Monday, November 11, 2013

Gridiron Solitaire #80

I'm out of post titles. Maybe "The Death March Continues", although it's really not as dramatic as all that.

Three things to discuss this week: the trailer, dialog window centering, and sound effects.

Trailers are a huge pain in the ass to create. Fredrik will read this and start laughing, since he's the one actually doing all the work. All I do is look at the new footage, send him comments, and he makes the changes.

The trailer is basically the last thing I need to get the Greenlight page up and running, so we're trying. It's just very labor intensive to create new versions, and we're going through a bunch of versions. It's moving forward, though, and I know the end is out there.

It's almost as difficult as making the cut scene, because just like the cut scene, it has to be right.

After weeks of trying to find out why dialog windows weren't always centering properly, I happily stumbled onto the cause today.

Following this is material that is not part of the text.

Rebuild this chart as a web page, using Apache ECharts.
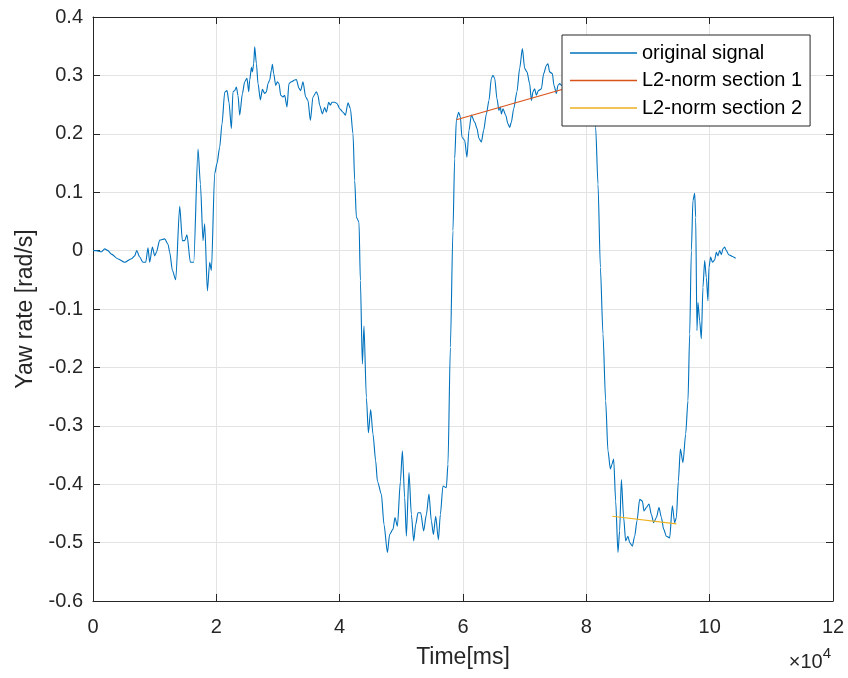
<!DOCTYPE html>
<html>
<head>
<meta charset="utf-8">
<script src="https://cdn.jsdelivr.net/npm/echarts@6/dist/echarts.min.js"></script>
<style>
html,body{margin:0;padding:0;background:#fff;}
#chart{width:848px;height:678px;}
</style>
</head>
<body>
<div id="chart"></div>
<script>
// ---- data (time in ms, yaw rate in rad/s) ----
const signalTime = [0,550,1360,1900,2430,2980,4000,5140,6230,6760,7090,7570,8110,8550,8920,9190,9630,10000,10280,10820,11630,12160,12440,12880,13410,14060,14500,14870,15240,15790,16330,17030,17420,17840,18110,18550,18920,19200,19730,20110,20540,20920,21360,21730,22050,22440,22700,22980,23250,23510,23790,24230,24600,24970,25250,25410,25690,25850,26060,26220,26500,26760,27140,27470,27840,28120,28380,28650,28930,29090,29300,29630,29900,30160,30440,30810,31080,31460,31780,32170,32710,32980,33400,33680,34050,34490,34860,35250,35670,36220,36480,36760,37200,37570,37850,38220,38490,38750,39190,39570,40000,40540,40930,41350,41740,42160,42440,42710,43130,43360,43680,43940,44330,44660,45030,45400,45840,46120,46760,47190,47740,48110,48650,48970,49360,49850,50170,50540,50820,51240,51630,52000,52330,52700,53140,53620,54060,54480,54870,55200,55570,56010,56330,56750,57300,57560,57950,58370,58650,58930,59300,59570,59830,60270,60640,60970,61360,61890,62270,62590,62980,63350,63790,64210,64600,64860,65140,65510,65830,66060,66220,66480,66920,67290,67570,67840,68220,68750,69190,69630,70000,70370,70810,71090,71350,71620,71900,72220,72710,73080,73520,73780,74050,74490,74750,75140,75400,75680,75950,77300,78920,80220,81190,81510,81890,82280,82700,83130,83510,83900,84160,84430,84760,85130,85400,85680,86050,86380,86750,87030,87460,87840,88210,88650,89090,89350,89730,90160,90550,90920,91360,91780,92170,92540,92980,93510,93950,94320,94600,94920,95250,95670,96110,96480,96760,97030,97290,97570,97730,97940,98100,98380,98650,98910,99190,99460,99720,99880,100160,100440,100810,101080,101340,101620,101900,102150,102430,102710,103080,103680,104210];
const signalValue = [0,0,-0.002,0.003,0,-0.006,-0.014,-0.020,-0.014,-0.009,0.000,-0.011,-0.020,-0.020,0.005,-0.020,0.006,-0.009,-0.003,0.018,0.020,0.011,-0.003,-0.034,-0.050,0.076,0.017,0.017,0.027,-0.020,-0.020,0.174,0.114,0.017,0.046,-0.069,-0.020,-0.034,0.132,0.149,0.177,0.217,0.271,0.274,0.254,0.209,0.272,0.274,0.280,0.266,0.232,0.269,0.289,0.295,0.272,0.292,0.314,0.306,0.320,0.349,0.320,0.286,0.258,0.276,0.269,0.272,0.286,0.292,0.309,0.319,0.303,0.283,0.289,0.286,0.266,0.263,0.266,0.246,0.286,0.289,0.292,0.293,0.278,0.274,0.289,0.263,0.257,0.223,0.263,0.272,0.266,0.249,0.234,0.245,0.237,0.254,0.249,0.254,0.254,0.252,0.243,0.237,0.232,0.253,0.243,0.200,0.120,0.057,0.049,-0.051,-0.194,-0.129,-0.252,-0.312,-0.272,-0.314,-0.360,-0.395,-0.417,-0.469,-0.517,-0.486,-0.477,-0.457,-0.472,-0.395,-0.343,-0.423,-0.489,-0.380,-0.452,-0.497,-0.469,-0.449,-0.449,-0.480,-0.452,-0.417,-0.463,-0.486,-0.455,-0.495,-0.452,-0.403,-0.406,-0.366,-0.166,0.034,0.157,0.224,0.237,0.229,0.194,0.189,0.160,0.206,0.232,0.220,0.209,0.192,0.186,0.206,0.234,0.257,0.295,0.300,0.295,0.260,0.240,0.246,0.234,0.243,0.232,0.217,0.211,0.220,0.243,0.272,0.312,0.346,0.312,0.306,0.286,0.257,0.272,0.277,0.266,0.274,0.277,0.303,0.317,0.320,0.306,0.303,0.283,0.269,0.283,0.286,0.283,0.292,0.298,0.281,0.249,0.211,0.114,-0.029,-0.143,-0.257,-0.343,-0.374,-0.366,-0.357,-0.429,-0.517,-0.480,-0.392,-0.457,-0.497,-0.489,-0.500,-0.506,-0.489,-0.463,-0.426,-0.429,-0.446,-0.440,-0.434,-0.452,-0.466,-0.457,-0.440,-0.457,-0.477,-0.489,-0.492,-0.437,-0.466,-0.457,-0.395,-0.340,-0.363,-0.314,-0.257,-0.143,0.000,0.086,0.098,0.057,-0.137,-0.089,-0.120,-0.151,-0.063,-0.017,-0.046,-0.086,-0.029,-0.011,-0.020,-0.016,-0.003,-0.009,0.000,-0.007,0.003,0.006,0.000,-0.007,-0.010,-0.013];
const section1Time = [58930, 81000];
const section1Value = [0.224, 0.291];
const section2Time = [84220, 94600];
const section2Value = [-0.455, -0.468];
const seriesNames = ['original signal', 'L2-norm section 1', 'L2-norm section 2'];
const xTickMultiplier = 10000;

const pairs = (t, v) => t.map((x, i) => [x, v[i]]);

const FONT = '"Liberation Sans", Arial, Helvetica, sans-serif';
const AX = '#262626';
const GRID = '#e3e3e3';

const chart = echarts.init(document.getElementById('chart'), null, {renderer: 'canvas'});

const xBase = {
  type: 'value', min: 0, max: 120000, interval: 20000,
  axisLine: {show: true, onZero: false, lineStyle: {color: AX, width: 1}},
  axisTick: {show: true, inside: true, length: 7, lineStyle: {color: AX, width: 1}},
};
const yBase = {
  type: 'value', min: -0.6, max: 0.4, interval: 0.1,
  axisLine: {show: true, onZero: false, lineStyle: {color: AX, width: 1}},
  axisTick: {show: true, inside: true, length: 7, lineStyle: {color: AX, width: 1}},
};

chart.setOption({
  animation: false,
  backgroundColor: '#fff',
  grid: {left: 93, right: 15, top: 17, bottom: 77, containLabel: false},
  xAxis: [
    Object.assign({}, xBase, {
      position: 'bottom',
      name: 'Time[ms]', nameLocation: 'middle', nameGap: 45,
      nameTextStyle: {fontFamily: FONT, fontSize: 23, color: AX},
      axisLabel: {fontFamily: FONT, fontSize: 20, color: AX, margin: 16,
        formatter: v => String(Math.round(v / xTickMultiplier))},
      splitLine: {show: true, lineStyle: {color: GRID, width: 1}}
    }),
    Object.assign({}, xBase, {
      position: 'top', axisLabel: {show: false}, splitLine: {show: false}
    })
  ],
  yAxis: [
    Object.assign({}, yBase, {
      position: 'left',
      name: 'Yaw rate [rad/s]', nameLocation: 'middle', nameGap: 55,
      nameTextStyle: {fontFamily: FONT, fontSize: 23, color: AX},
      axisLabel: {fontFamily: FONT, fontSize: 20, color: AX, margin: 10,
        formatter: v => (Math.abs(v) < 1e-9 ? '0' : v.toFixed(1))},
      splitLine: {show: true, lineStyle: {color: GRID, width: 1}}
    }),
    Object.assign({}, yBase, {
      position: 'right', axisLabel: {show: false}, splitLine: {show: false}
    })
  ],
  legend: {
    orient: 'vertical',
    left: 562, top: 35,
    padding: [8, 8, 8, 8],
    icon: 'rect',
    itemWidth: 67, itemHeight: 1.5, itemGap: 7.5,
    backgroundColor: '#fff',
    borderColor: AX, borderWidth: 1, borderRadius: 0,
    textStyle: {fontFamily: FONT, fontSize: 20, color: '#000', lineHeight: 20},
    data: seriesNames,
    selectedMode: false
  },
  graphic: [{
    type: 'text', right: 17, top: 646,
    style: {
      text: '{a|×10}{b|4}',
      rich: {
        a: {fontFamily: FONT, fontSize: 20, fill: AX, verticalAlign: 'bottom', lineHeight: 26},
        b: {fontFamily: FONT, fontSize: 15, fill: AX, verticalAlign: 'top', lineHeight: 26, padding: [0, 0, 10, 0]}
      }
    }
  }],
  series: [
    {name: seriesNames[0], type: 'line', data: pairs(signalTime, signalValue),
      showSymbol: false, symbol: 'none', smooth: 0.25, smoothMonotone: 'x',
      lineStyle: {color: '#0072BD', width: 1.1},
      itemStyle: {color: '#0072BD'}, z: 2},
    {name: seriesNames[1], type: 'line', data: pairs(section1Time, section1Value),
      showSymbol: false, symbol: 'none', lineStyle: {color: '#D95319', width: 1.1},
      itemStyle: {color: '#D95319'}, z: 3},
    {name: seriesNames[2], type: 'line', data: pairs(section2Time, section2Value),
      showSymbol: false, symbol: 'none', lineStyle: {color: '#EDB120', width: 1.1},
      itemStyle: {color: '#EDB120'}, z: 3}
  ]
});
</script>
</body>
</html>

During another fruitless attempt to make the bug happen, I minimized the game window to check a website, and when I maximized the window and brought up the exit confirmation window, boom--it wasn't centered. So I restarted the game, minimized the window, and the dialog windows didn't center, even though they center perfectly if I never minimize the window.

That's a fairly rare bug, but I was determined to find it, so finally. Of course, I have to fix it now, but I swear, many times it's more difficult to find a bug than it is to fix the bug.

Which brings me to the sound bug.

This has been driving me crazy for months, maybe even years. Very rarely, a sound effect just won't play, and once it doesn't, it's lost for the rest of the game.

That sounds easy to handle, right? Just detect the event that fires when the sound effect doesn't play. Except--and this is a big except--as far as I can tell, no event is firing. So there's no media_failed event or something like that to hook on to.

Like I said, this is rare--probably only occurring in 1 in 20 games, and then only involving one sound effect, usually--but man, it's a bug. I don't want it to happen 1 in 1000 games. I'm very proud of the soundstage for the game, and I want it to always be right.

I may try a possible approach that's kind of a shot in the dark. I can set up Try/Catch statements for the sound effects, then reset the source if the Catch code is triggered. What bothers me about doing that is I don't know exactly what circumstances would trigger the Catch code to begin with. When a sound effect fails (and by "fails" I mean that I can't hear it), is some kind of error generated that would cause the Catch code to execute, or is there just going to be no error at all?

Using the Try/Catch approach, without knowing what's going wrong to start with, seems very sloppy to me. The bug is rare enough, though, that I can't make it happen, so I'm in limbo.